Bahaya pengakuan Jerusalem sebagai ibukota Israel

Kompleks Masjid Al-Aqsa, Al-Quds, Palestina. (Foto: Asqa Working Group)

Kompleks Masjid Al-Aqsa, Al-Quds, Palestina. (Foto: Asqa Working Group)

NUSANTARANEWS.CO – Entah kata apa yang tepat untuk mengekspresikan keputusan Donald Trump mengakui Jerusalem sebagai Ibukota Israel. Beranikah? Nekadkah? Terobosankah? Atau boleh jadi karena kegilaan dan ketidak stabilan mental?

Keputusan Donald Trump ini oleh banyak kalangan dianggap memang keputusan “reckless” (sangat berbahaya) dan pencabulan nyata kepada upaya-upaya perdamaian yang telah diperjuangkan oleh pejuang perdamaian (peace warriors), seperti Ishak Rabin, Yasir Arafat, dan banyak lagi. Keputusan ini adalah pelecehan nyata terhadap upaya peradamaian di Timur Tengah.

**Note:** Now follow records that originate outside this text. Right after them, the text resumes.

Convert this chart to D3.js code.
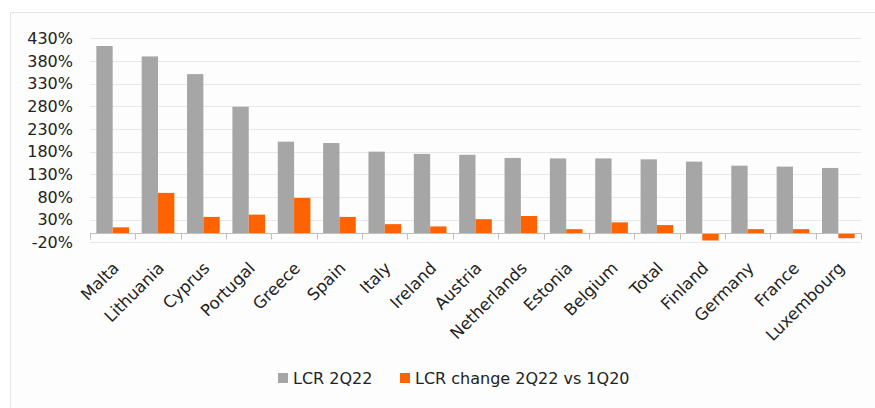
<!DOCTYPE html>
<html>
<head>
<meta charset="utf-8">
<script src="https://cdn.jsdelivr.net/npm/d3@7"></script>
<style>
  body { margin: 0; background: #fff; }
  svg { display: block; font-family: "DejaVu Sans", sans-serif; }
</style>
</head>
<body>
<svg id="chart" width="875" height="408"></svg>
<script>
// Categories and the two series, in per cent
var countries = ['Malta', 'Lithuania', 'Cyprus', 'Portugal', 'Greece', 'Spain', 'Italy',
  'Ireland', 'Austria', 'Netherlands', 'Estonia', 'Belgium', 'Total', 'Finland',
  'Germany', 'France', 'Luxembourg'];
var lcr2q22 = [413, 390, 351, 279, 202, 199, 180, 175, 173, 166, 165, 165, 163, 158, 149, 147, 144];
var lcrChange = [13, 89, 36, 41, 78, 36, 20, 15, 31, 38, 9, 24, 18, -16, 9, 9, -11];
var yTicks = [-20, 30, 80, 130, 180, 230, 280, 330, 380, 430];
var seriesNames = ['LCR 2Q22', 'LCR change 2Q22 vs 1Q20'];
var colors = ['#a6a6a6', '#ff6200'];

var svg = d3.select('#chart');

// light frame round the chart
svg.append('rect')
  .attr('x', 10.5).attr('y', 12.5)
  .attr('width', 880).attr('height', 420)
  .attr('fill', '#fdfdfd')
  .attr('stroke', '#e4e4e4');

var x = d3.scaleBand().domain(countries).range([90, 861]);
var y = d3.scaleLinear().domain([-20, 430]).range([242.3, 38.3]);
var bw = x.bandwidth() * 0.36;
var off = (x.bandwidth() - 2 * bw) / 2;

// gridlines
svg.append('g').selectAll('line')
  .data(yTicks)
  .join('line')
  .attr('x1', 90).attr('x2', 861)
  .attr('y1', function(d) { return Math.round(y(d)) + 0.5; })
  .attr('y2', function(d) { return Math.round(y(d)) + 0.5; })
  .attr('stroke', '#e8e8e8');

// y labels
svg.append('g').selectAll('text')
  .data(yTicks)
  .join('text')
  .attr('x', 73)
  .attr('y', function(d) { return y(d); })
  .attr('dy', '0.36em')
  .attr('text-anchor', 'end')
  .attr('font-size', 16)
  .attr('fill', '#222')
  .text(function(d) { return d + '%'; });

// bars
var bars = svg.append('g');
bars.selectAll('rect.lcr')
  .data(lcr2q22)
  .join('rect')
  .attr('class', 'lcr')
  .attr('x', function(d, i) { return x(countries[i]) + off; })
  .attr('y', function(d) { return y(d); })
  .attr('width', bw)
  .attr('height', function(d) { return y(0) - y(d); })
  .attr('fill', colors[0]);

bars.selectAll('rect.chg')
  .data(lcrChange)
  .join('rect')
  .attr('class', 'chg')
  .attr('x', function(d, i) { return x(countries[i]) + off + bw; })
  .attr('y', function(d) { return y(Math.max(0, d)); })
  .attr('width', bw)
  .attr('height', function(d) { return Math.abs(y(0) - y(d)); })
  .attr('fill', colors[1]);

// x axis line with ticks between categories
var y0 = Math.round(y(0)) + 0.5;
svg.append('line')
  .attr('x1', 90).attr('x2', 861)
  .attr('y1', y0).attr('y2', y0)
  .attr('stroke', '#bfbfbf');
svg.append('g').selectAll('line')
  .data(countries.concat(['end']))
  .join('line')
  .attr('x1', function(d, i) { return Math.round(90 + i * x.step()) + 0.5; })
  .attr('x2', function(d, i) { return Math.round(90 + i * x.step()) + 0.5; })
  .attr('y1', y0).attr('y2', y0 + 6)
  .attr('stroke', '#bfbfbf');

// rotated category labels
svg.append('g').selectAll('text')
  .data(countries)
  .join('text')
  .attr('transform', function(d) {
    return 'translate(' + (x(d) + x.bandwidth() / 2 + 3) + ',265) rotate(-45)';
  })
  .attr('text-anchor', 'end')
  .attr('dy', '0.36em')
  .attr('font-size', 16.5)
  .attr('fill', '#222')
  .text(function(d) { return d; });

// legend
var legendX = [278, 400];
var legend = svg.append('g').selectAll('g')
  .data(seriesNames)
  .join('g')
  .attr('transform', function(d, i) { return 'translate(' + legendX[i] + ',378)'; });
legend.append('rect')
  .attr('x', 0).attr('y', -5)
  .attr('width', 10).attr('height', 10)
  .attr('fill', function(d, i) { return colors[i]; });
legend.append('text')
  .attr('x', 15)
  .attr('dy', '0.36em')
  .attr('font-size', 16)
  .attr('fill', '#222')
  .text(function(d) { return d; });
</script>
</body>
</html>
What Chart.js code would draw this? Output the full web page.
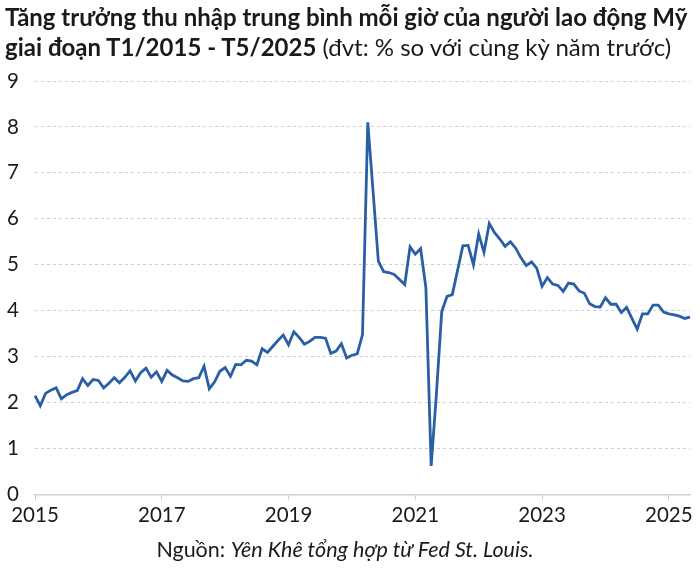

Kita sadari bahwa konflik Timur Tengah, Israel-Palestina, menjadi sumber sentimen berbagai konflik di dunia, khususnya antara dunia Islam dan dunia Barat. Kebencian dan permusuhan, bahkan kekerasan-kekerasan timbul di mana-mana semuanya minimal terinspirasi oleh sentimen konflik Palestina-Israel. Dan salah satu isu terpenting, dan menjadi dasar sentimen agama di kedua belah pihak adalah isu Jerusalem atau Al-Quds dalam bahasa Arabnya.

Saya paham betul dari interaksi saya dengan komunitas Yahudi bahwa Jerusalem bagi mereka memang menjadi bagian dari iman. Bahwa Jerusalem adalah kota tua sekaligus simbol kejayaan masa lalu mereka. The Temple of Solomon yang diyakini terletak persis di bawah masjid Al-Aqsa itu adalah impian keagamaan bagi mereka. Kira-kira mirip keinginan seorang Muslim menatap wajah baginda Rasulullah SAW.

Sebaliknya Al-Quds, kata Arab dari Jerusalem, di mana masjidil Al-Aqsa berdiri juga menjadi bagian integral dari keimanan Islam. Tempat ini bagi orang Islam bukan sekedar terbangun di atas sejarah 3000 tahun silam. Tapi diyakini sebagai kota akidah, sejak Ibrahim hingga ke anak-anak keturunannya. Bedanya adalah bagi kita memang relevansinya adalah akidah atau keimanan. Sementara umat Yahudi relevansinya adalah sejarah kejayaan etnis dan ras.

Di sinilah kemudian dilema besarnya dari keputusan Donald Trump ini. Sebuah keyakinan iman tidak akan pernah terselesaikan dengan solusi politik. Dan karenanya pengakuan Donald Trump terhadap Jerusalem sebagai Ibukota Israel tidak mengurangi keyakinan umat bahwa Jerusalem juga adalah kota suci, sekaligus diakui sebagai ibukota masa depan Palestina.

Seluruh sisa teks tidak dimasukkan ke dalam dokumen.